露専門家によるトランプ“解剖”

ドナルド・トランプ氏

ドナルド・トランプ氏

=ロイター通信
 ドナルド・トランプ氏の第45代アメリカ大統領就任式を前に、ロシアの専門家たちが改めてトランプとは何者かを理解しようとし、米国の内政および露米関係への影響を占った。

 トランプとは何者か、そしてこの現象が露米関係をどう変えるのか?この問題はロシアの専門家たちを悩ましており、彼らは、同氏の奔放なツィターでの呟きやスキャンダラスな発言の霧を透かして、氏の素顔を見極めようと試みてきた。

 ロシアのアメリカ専門家たちは、米国市民に劣らず就任式を待ち構えているが、式目前の1月18日に彼らは、モスクワの国際討論会「バルダイ会議」に集まり、議論を展開した。

 

トランプって何?

 ロシアの専門家らの関心を引く主な問題は、トランプとは何者かではなく、米国の政治構造の発展の文脈においてトランプとは何であるか、そしてこの現象が外交政策にどのように反映するか、という点にある。「トランプは歴史的必然性か、それとも歴史の破綻か」。モスクワ国際関係大学国際政治プロセス講座のイワン・サフランチュク准教授はこう問題を提起した。

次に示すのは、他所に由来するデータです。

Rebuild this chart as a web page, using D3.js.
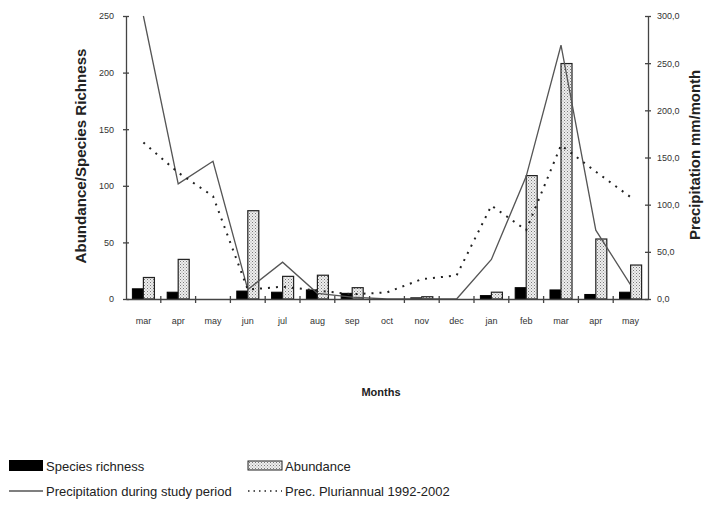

 米国におけるトランプの反対者たちとは異なり、ロシアの専門家らは次のような見方に傾いている。つまり、トランプが勝利したのは、ヒラリー・クリントン陣営の選挙戦略の誤りのためではなく、クレムリンが米大統領選に介入した結果でもない。トランプ勝利は、同氏がアメリカ社会の構造的な変動を捉えることができたためだ、と。

「トランプ氏は、アメリカ国民に対し、米国は敗北を喫しつつある、と言ってのけた人物だ」。こう言うのは、バルダイ会議のプログラムディレクターを務めるアンドレイ・スシェンツォフ・モスクワ国際関係大学教授。

 スシェンツォフ教授の見解では、こういう強力で並々でない発言をするには、この候補者には「尋常でない勇気」が必要だったはずだという。

 トランプ氏には、米国の支配層にとって具合の悪い問題を提起する能力がある、ということだが、これは、氏が別のエリート層の代表者であることで説明される――。こう考えるのはアンドレイ・ベズルコフ氏。氏はかつて米国から追放されたロシアのエージェントで、現在は露石油最大手「ロスネフチ」の社長顧問を務めている。経済大国としてのアメリカの再生こそがトランプ氏の主要なメッセージだ、と氏は考える。

 

トランプ政権の顔ぶれと対露関係

 将来の露米関係に及ぼすトランプ氏の影響は、米国の内政問題に劣らず専門家らを悩ませている。

「トランプ氏は、他のケースなら決してホワイトハウス入りしなかったような“スーパーヒーローチーム”を創るかもしれない。それは、高いキャリアを持ち、何よりも結果を出すことを目指し、これ以前には政治的野心を持たなかった、そんな人たちだ」。スシェンツォフ教授はこう言う。

 露米関係を回復させるという課題が実際のところどれだけ実現困難かについては、専門家らは慎重な意見を述べる。

「トランプ氏は、ロシアとプーチン大統領に対してひたすら好意的だったレトリックから、プラグマティックで現実的なそれに移行するだろう。このことを理解する必要がある」。マクシム・スチコフ氏は言う。氏はロシア国際問題委員会の専門家だ。

 トランプ氏のレトリックは変化すると予想されるわけだが、これには落ち着いて対応する必要がある。なぜなら露米関係の複雑からして変化は避け難いからだと、同氏は述べる。

「肝心なのは、露米首脳間の良好な個人的関係を築くことにこだわらないことだ。似たようなことを我々はすでに、友人ボリスと友人ビル、友人ジョージと友人ウラジーミル、友人ドミトリーと友人バラクの間で経験してきている。これは、一定期間蜜月の幻想を作り出すが、その後で危機が生じて、露米関係を嘆かわしい状態に陥れる」。こう同氏は結んだ。